Entre os preconceitos que já vivenciou, Malunguinho lembra que, na época da campanha eleitoral, ouviu pessoas que disseram que não votariam nela e que ficavam assustadas quando viam sua foto. “Nada fora do que já é previsto dentro de uma estrutura normativa, dentro dessa sociedade da forma que é. Mas uma coisa posso te falar: quem dizia que se incomodava com minha presença, quando me ouvia falar, mudava de ideia.”

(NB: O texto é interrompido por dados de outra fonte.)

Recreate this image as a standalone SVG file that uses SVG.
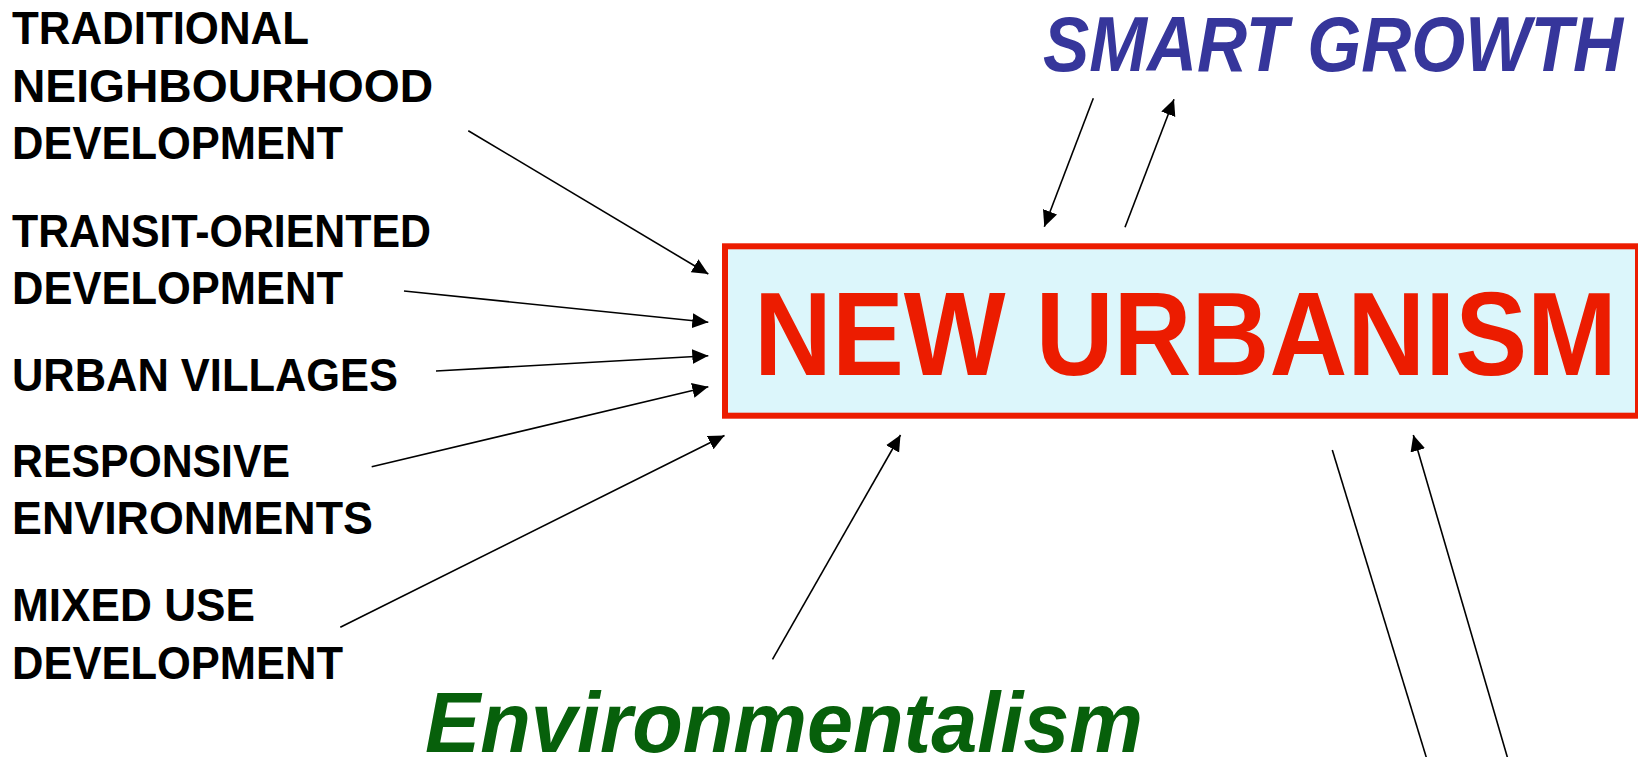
<svg xmlns="http://www.w3.org/2000/svg" width="1638" height="757" viewBox="0 0 1638 757">
  <style>
    .lbl { font-family: "Liberation Sans", Arial, sans-serif; font-weight: bold; font-size: 46px; fill: #000; }
    .core { font-family: "Liberation Sans", Arial, sans-serif; font-weight: bold; font-size: 119px; fill: #ec1c00; }
    .smart { font-family: "Liberation Sans", Arial, sans-serif; font-weight: bold; font-style: italic; font-size: 77px; fill: #36369b; }
    .env { font-family: "Liberation Sans", Arial, sans-serif; font-weight: bold; font-style: italic; font-size: 85px; fill: #07600b; }
    .conn line { stroke: #000; stroke-width: 1.6; fill: none; }
  </style>
  <defs>
    <marker id="arrow" markerUnits="userSpaceOnUse" markerWidth="17" markerHeight="16" refX="16" refY="7.5" orient="auto">
      <path d="M0,0 L16,7.5 L0,15 z" fill="#000"/>
    </marker>
  </defs>
  <rect width="1638" height="757" fill="#fff"/>

  <!-- central concept -->
  <g id="new-urbanism">
    <rect x="725" y="246.3" width="913" height="169.4" fill="#dcf6fb" stroke="#ec1c00" stroke-width="6"/>
    <text class="core" x="754" y="375" textLength="863" lengthAdjust="spacingAndGlyphs">NEW URBANISM</text>
  </g>

  <g id="smart-growth">
    <text class="smart" x="1043" y="71" textLength="580" lengthAdjust="spacingAndGlyphs">SMART GROWTH</text>
  </g>

  <g id="environmentalism">
    <text class="env" x="425" y="752" textLength="718" lengthAdjust="spacingAndGlyphs">Environmentalism</text>
  </g>

  <!-- contributing movements -->
  <g id="tnd">
    <text class="lbl" x="12" y="44" textLength="297" lengthAdjust="spacingAndGlyphs">TRADITIONAL</text>
    <text class="lbl" x="12" y="101.5" textLength="421" lengthAdjust="spacingAndGlyphs">NEIGHBOURHOOD</text>
    <text class="lbl" x="12" y="158.5" textLength="331" lengthAdjust="spacingAndGlyphs">DEVELOPMENT</text>
  </g>
  <g id="tod">
    <text class="lbl" x="12" y="246.5" textLength="419" lengthAdjust="spacingAndGlyphs">TRANSIT-ORIENTED</text>
    <text class="lbl" x="12" y="304" textLength="331" lengthAdjust="spacingAndGlyphs">DEVELOPMENT</text>
  </g>
  <g id="urban-villages">
    <text class="lbl" x="12" y="391" textLength="386" lengthAdjust="spacingAndGlyphs">URBAN VILLAGES</text>
  </g>
  <g id="responsive-environments">
    <text class="lbl" x="12" y="476.5" textLength="278" lengthAdjust="spacingAndGlyphs">RESPONSIVE</text>
    <text class="lbl" x="12" y="534" textLength="361" lengthAdjust="spacingAndGlyphs">ENVIRONMENTS</text>
  </g>
  <g id="mixed-use">
    <text class="lbl" x="12" y="620.5" textLength="243" lengthAdjust="spacingAndGlyphs">MIXED USE</text>
    <text class="lbl" x="12" y="678.5" textLength="331" lengthAdjust="spacingAndGlyphs">DEVELOPMENT</text>
  </g>

  <!-- connectors -->
  <g id="connectors" class="conn">
    <line x1="468.3" y1="130.7" x2="708.3" y2="274" marker-end="url(#arrow)"/>
    <line x1="404" y1="291" x2="708.3" y2="322.3" marker-end="url(#arrow)"/>
    <line x1="436" y1="371" x2="708.3" y2="355.7" marker-end="url(#arrow)"/>
    <line x1="371.7" y1="466.7" x2="708.3" y2="386.7" marker-end="url(#arrow)"/>
    <line x1="340.3" y1="627.3" x2="724.5" y2="435.5" marker-end="url(#arrow)"/>
    <line x1="772.5" y1="659.3" x2="900.5" y2="435" marker-end="url(#arrow)"/>
    <line x1="1093.3" y1="98.3" x2="1044.3" y2="226.7" marker-end="url(#arrow)"/>
    <line x1="1125" y1="227.3" x2="1174" y2="99.3" marker-end="url(#arrow)"/>
    <line x1="1332.3" y1="450" x2="1426.5" y2="758"/>
    <line x1="1507.6" y1="758" x2="1413.3" y2="435" marker-end="url(#arrow)"/>
  </g>
</svg>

A violência contra minorias intensificou-se no período pré-eleições. Foram muitos depoimentos de agressões físicas e verbais, principalmente contra a população LGBT. De acordo com a deputada, muitos dos simpatizantes do presidente Jair Bolsonaro acionam um discurso de moralidade e de família para justificar a exclusão de pessoas LGBTs e também da suposta superioridade do homem cisgênero em relação às mulheres.
“Não posso afirmar que esse número aumentou, pois trabalho com dados e não hipóteses. O que posso dizer afirmativamente é que muitos casos de violências verbais que têm acontecido vêm associadas às falas de Jair Bolsonaro e estão endossados pela figura deste presidente”, finaliza.